I do not agree lonnie this is bullying. It was at its worst a little bit unkind.

Feelingsensitive · 12/01/2011 17:11

I wouldn't consider this bullying - it's a relatively minor incident amongst six year old children who are yet to learn how to express what they want in a knider way.

This type of thing goes on all the time. I think its inevitable when you jumble a load of people together with all the emotions that come with parenting added into the mix. I try and stay out of the small stuff as I figure my efforts will be required for more important stuff at some point. Its not nice being left out but it is something that happens and we need to deal with. If these things happen to DD (and they do) I try to use the opportunity to teach her how to deal with it rather than telling someone elses child how to behave.

Lonnie · 12/01/2011 18:16

Tomhardy at worst a bit unkind? have you read what the OP said her dd did? she wouldnt allow the child to be a part of the game and when teh girl insisted she "got stubborn" and refused her to be involved. that is bullying yes.

Doesnt mean op's daughter is a lost course doesnt mean OP's daughter will for ever me be lost she is a child children do those sort of things.
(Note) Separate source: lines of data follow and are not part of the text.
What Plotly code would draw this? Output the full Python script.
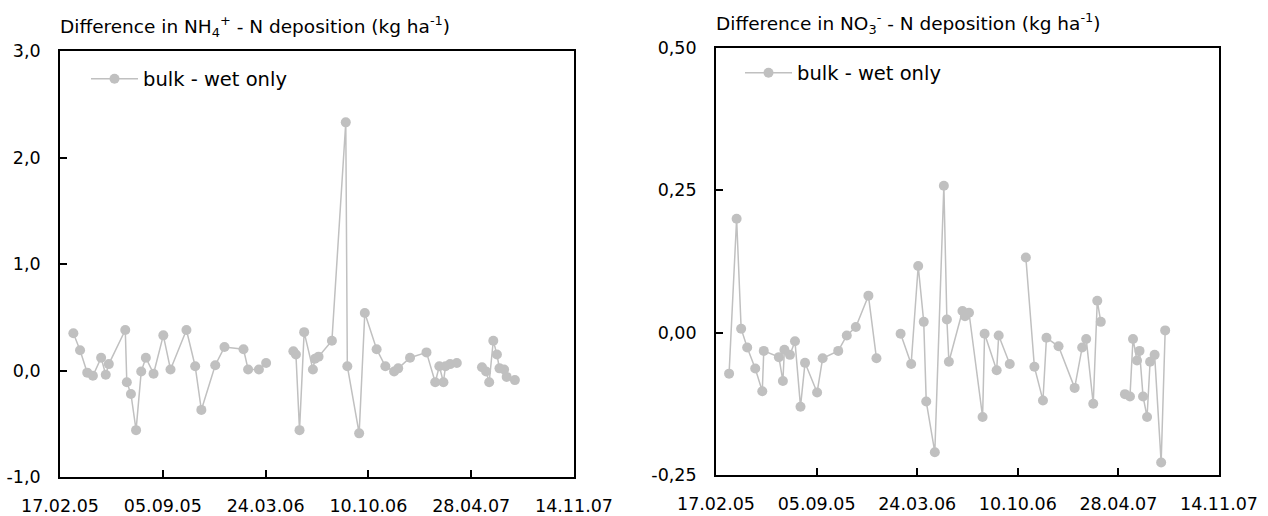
import plotly.graph_objects as go

# ---- data: left panel (NH4+ - N) ----
nh4_dates = [
    "2005-03-15", "2005-03-28", "2005-04-11", "2005-04-22", "2005-05-08", "2005-05-17",
    "2005-05-23", "2005-06-24", "2005-06-27", "2005-07-05", "2005-07-15", "2005-07-25",
    "2005-08-03", "2005-08-18", "2005-09-06", "2005-09-20", "2005-10-21", "2005-11-07",
    "2005-11-19", "2005-12-16", "2006-01-03", "2006-02-09", "2006-02-18", "2006-03-11",
    "2006-03-25", "2006-04-20",
    "2006-05-17", "2006-05-22", "2006-05-29", "2006-06-07", "2006-06-24", "2006-06-28",
    "2006-07-05", "2006-07-31", "2006-08-27", "2006-08-30", "2006-09-22", "2006-10-03",
    "2006-10-26", "2006-11-12", "2006-11-29", "2006-12-07", "2006-12-30", "2007-01-31",
    "2007-02-17", "2007-02-25", "2007-03-05", "2007-03-09", "2007-03-18", "2007-03-31",
    "2007-04-25",
    "2007-05-19", "2007-05-27", "2007-06-02", "2007-06-10", "2007-06-17", "2007-06-22",
    "2007-07-01", "2007-07-06", "2007-07-22",
]
nh4_diff = [
    0.35, 0.19, -0.02, -0.05, 0.12, -0.04,
    0.06, 0.38, -0.11, -0.22, -0.56, -0.01,
    0.12, -0.03, 0.33, 0.01, 0.38, 0.04,
    -0.37, 0.05, 0.22, 0.20, 0.01, 0.01,
    0.07, None,
    0.18, 0.15, -0.56, 0.36, 0.01, 0.11,
    0.13, 0.28, 2.33, 0.04, -0.59, 0.54,
    0.20, 0.04, -0.01, 0.02, 0.12, 0.17,
    -0.11, 0.04, -0.11, 0.04, 0.06, 0.07,
    None,
    0.03, -0.01, -0.11, 0.28, 0.15, 0.02,
    0.01, -0.06, -0.09,
]

# ---- data: right panel (NO3- - N) ----
no3_dates = [
    "2005-03-15", "2005-03-30", "2005-04-08", "2005-04-20", "2005-05-06", "2005-05-20",
    "2005-05-23", "2005-06-22", "2005-06-30", "2005-07-03", "2005-07-14", "2005-07-24",
    "2005-08-04", "2005-08-13", "2005-09-06", "2005-09-17", "2005-10-18", "2005-11-04",
    "2005-11-22", "2005-12-17", "2006-01-02", "2006-02-01",
    "2006-02-19", "2006-03-12", "2006-03-26", "2006-04-06", "2006-04-11", "2006-04-28",
    "2006-05-16", "2006-05-22", "2006-05-26", "2006-06-22", "2006-06-27", "2006-07-05",
    "2006-08-01", "2006-08-05", "2006-08-29", "2006-09-02", "2006-09-24", "2006-10-10",
    "2006-10-26", "2006-11-12", "2006-11-29", "2006-12-06", "2006-12-30", "2007-01-31",
    "2007-02-15", "2007-02-23", "2007-03-09", "2007-03-17", "2007-03-24", "2007-04-20",
    "2007-05-11", "2007-05-21", "2007-05-27", "2007-06-04", "2007-06-09", "2007-06-16",
    "2007-06-24", "2007-06-30", "2007-07-09", "2007-07-22", "2007-07-30",
]
no3_diff = [
    -0.072, 0.200, 0.007, -0.026, -0.063, -0.103,
    -0.032, -0.043, -0.085, -0.030, -0.039, -0.015,
    -0.130, -0.053, -0.105, -0.045, -0.032, -0.005,
    0.010, 0.065, -0.045, None,
    -0.002, -0.055, 0.117, 0.019, -0.121, -0.210,
    0.258, 0.023, -0.051, 0.038, 0.029, 0.035,
    -0.148, -0.002, -0.066, -0.005, -0.055, None,
    0.132, -0.060, -0.119, -0.009, -0.024, -0.097,
    -0.026, -0.011, -0.125, 0.056, 0.019, None,
    -0.108, -0.112, -0.011, -0.049, -0.032, -0.112,
    -0.148, -0.051, -0.039, -0.228, 0.004,
]

# ---- tick labels ----
nh4_ticks = [-1, 0, 1, 2, 3]
nh4_ticklabels = ["-1,0", "0,0", "1,0", "2,0", "3,0"]
no3_ticks = [-0.25, 0, 0.25, 0.5]
no3_ticklabels = ["-0,25", "0,00", "0,25", "0,50"]

series_name = "bulk - wet only"
title_left = "Difference in NH<sub>4</sub><sup>+</sup> - N deposition (kg ha<sup>-1</sup>)"
title_right = "Difference in NO<sub>3</sub><sup>-</sup> - N deposition (kg ha<sup>-1</sup>)"

GREY = "#c0c0c0"
FONT = "DejaVu Sans"
W, H = 1268, 516

fig = go.Figure()
fig.add_trace(go.Scatter(
    x=nh4_dates, y=nh4_diff, mode="lines+markers", name=series_name,
    line=dict(color=GREY, width=1.5), marker=dict(color=GREY, size=10),
    xaxis="x", yaxis="y", legend="legend", showlegend=True, connectgaps=False))
fig.add_trace(go.Scatter(
    x=no3_dates, y=no3_diff, mode="lines+markers", name=series_name,
    line=dict(color=GREY, width=1.5), marker=dict(color=GREY, size=10),
    xaxis="x2", yaxis="y2", legend="legend2", showlegend=True, connectgaps=False))

DAY_MS = 86400000
xcommon = dict(
    type="date", range=["2005-02-17", "2007-11-14"], tick0="2005-02-17",
    dtick=200 * DAY_MS, tickformat="%d.%m.%y", showline=True, linecolor="black",
    linewidth=1.8, mirror=True, ticks="inside", ticklen=7, tickwidth=1.5,
    tickcolor="black", showgrid=False, zeroline=False, automargin=False,
    tickfont=dict(family=FONT, size=17.5, color="black"), ticklabelstandoff=12,
)
ycommon = dict(
    showline=True, linecolor="black", linewidth=1.8, mirror=True, ticks="inside",
    ticklen=7, tickwidth=1.5, tickcolor="black", showgrid=False, zeroline=False,
    automargin=False, tickmode="array",
    tickfont=dict(family=FONT, size=17.5, color="black"), ticklabelstandoff=14,
)

fig.update_layout(
    width=W, height=H, margin=dict(l=0, r=0, t=0, b=0, autoexpand=False),
    paper_bgcolor="white", plot_bgcolor="white", separators=", ",
    showlegend=True,
    font=dict(family=FONT, color="black"),
    xaxis=dict(domain=[60 / W, 574 / W], anchor="y", **xcommon),
    yaxis=dict(domain=[(H - 477) / H, (H - 51) / H], anchor="x",
               range=[-1, 3], tickvals=nh4_ticks, ticktext=nh4_ticklabels, **ycommon),
    xaxis2=dict(domain=[716 / W, 1219 / W], anchor="y2", **xcommon),
    yaxis2=dict(domain=[(H - 475) / H, (H - 48) / H], anchor="x2",
                range=[-0.25, 0.5], tickvals=no3_ticks, ticktext=no3_ticklabels, **ycommon),
    legend=dict(x=86 / W, y=(H - 79) / H, xanchor="left", yanchor="middle",
                bgcolor="rgba(0,0,0,0)", font=dict(family=FONT, size=19.5),
                itemwidth=47),
    legend2=dict(x=740 / W, y=(H - 73) / H, xanchor="left", yanchor="middle",
                 bgcolor="rgba(0,0,0,0)", font=dict(family=FONT, size=19.5),
                 itemwidth=47),
    annotations=[
        dict(text=title_left, x=58 / W, y=(H - 27) / H, xref="paper", yref="paper",
             xanchor="left", yanchor="middle", showarrow=False,
             font=dict(family=FONT, size=18.5, color="black")),
        dict(text=title_right, x=714 / W, y=(H - 24) / H, xref="paper", yref="paper",
             xanchor="left", yanchor="middle", showarrow=False,
             font=dict(family=FONT, size=18.5, color="black")),
    ],
)

fig.write_html("out.html")
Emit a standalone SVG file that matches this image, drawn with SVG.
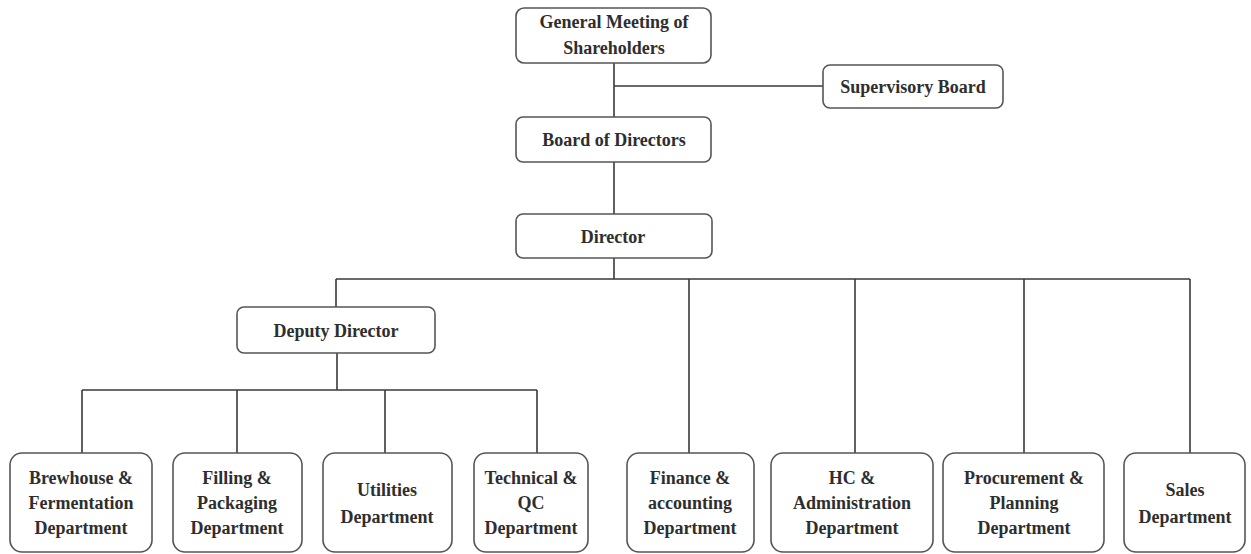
<svg xmlns="http://www.w3.org/2000/svg" width="1251" height="554" viewBox="0 0 1251 554">
<style>
.box{fill:#fff;stroke:#555;stroke-width:1.6}
.t{font-family:"Liberation Serif","Times New Roman",serif;font-weight:bold;font-size:18px;fill:#2e2e2e;text-anchor:middle}
.c{fill:none;stroke:#3a3a3a;stroke-width:1.6}
</style>
<rect width="1251" height="554" fill="#fff"/>
<g id="connectors">
<path class="c" d="M614 63V117M614 86H823M614 162V214M614 258V279M336 279H1190M336 279V307M689 279V453M855 279V453M1024 279V453M1190 279V453"/>
<path class="c" d="M337 353V390M82 390H537M82 390V453M237 390V453M385 390V453M537 390V453"/>
</g>
<g id="general-meeting"><rect class="box" x="516" y="8" width="195" height="55" rx="8"/><text class="t" x="614" y="28">General Meeting of</text><text class="t" x="614" y="54">Shareholders</text></g>
<g id="supervisory-board"><rect class="box" x="823" y="65" width="180" height="43" rx="7"/><text class="t" x="913" y="93">Supervisory Board</text></g>
<g id="board-of-directors"><rect class="box" x="516" y="117" width="195" height="45" rx="7"/><text class="t" x="614" y="146">Board of Directors</text></g>
<g id="director"><rect class="box" x="516" y="214" width="196" height="44" rx="7"/><text class="t" x="613" y="243">Director</text></g>
<g id="deputy-director"><rect class="box" x="237" y="307" width="198" height="46" rx="7"/><text class="t" x="336" y="337">Deputy Director</text></g>
<g id="brewhouse"><rect class="box" x="10" y="453" width="142" height="99" rx="12"/><text class="t" x="81" y="484">Brewhouse &amp;</text><text class="t" x="81" y="509">Fermentation</text><text class="t" x="81" y="534">Department</text></g>
<g id="filling"><rect class="box" x="173" y="453" width="129" height="99" rx="12"/><text class="t" x="237" y="484">Filling &amp;</text><text class="t" x="237" y="509">Packaging</text><text class="t" x="237" y="534">Department</text></g>
<g id="utilities"><rect class="box" x="323" y="453" width="129" height="99" rx="12"/><text class="t" x="387" y="496">Utilities</text><text class="t" x="387" y="523">Department</text></g>
<g id="technical"><rect class="box" x="474" y="453" width="114" height="99" rx="12"/><text class="t" x="531" y="484">Technical &amp;</text><text class="t" x="531" y="509">QC</text><text class="t" x="531" y="534">Department</text></g>
<g id="finance"><rect class="box" x="627" y="453" width="127" height="99" rx="12"/><text class="t" x="690" y="484">Finance &amp;</text><text class="t" x="690" y="509">accounting</text><text class="t" x="690" y="534">Department</text></g>
<g id="hc"><rect class="box" x="771" y="453" width="162" height="99" rx="12"/><text class="t" x="852" y="484">HC &amp;</text><text class="t" x="852" y="509">Administration</text><text class="t" x="852" y="534">Department</text></g>
<g id="procurement"><rect class="box" x="943" y="453" width="161" height="99" rx="12"/><text class="t" x="1024" y="484">Procurement &amp;</text><text class="t" x="1024" y="509">Planning</text><text class="t" x="1024" y="534">Department</text></g>
<g id="sales"><rect class="box" x="1124" y="453" width="121" height="99" rx="12"/><text class="t" x="1185" y="496">Sales</text><text class="t" x="1185" y="523">Department</text></g>
</svg>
It means that she like OP did has to be spoken to and have explained that sort of behaviour is wrong. but when you make someone feel excluded you are bullying

Lonnie · 12/01/2011 18:21

Ultimatly if someone is being bullied or not can only be decided by the recipient (in this case the other child) considering the fact that the mother felt the need to discuss it with the teacher I would say it is a fair guess to say that the child indeed took it that way.

OP please do not think I think you did badly by your dd I think you handled it well with speaking to her etc I am not getting down on that.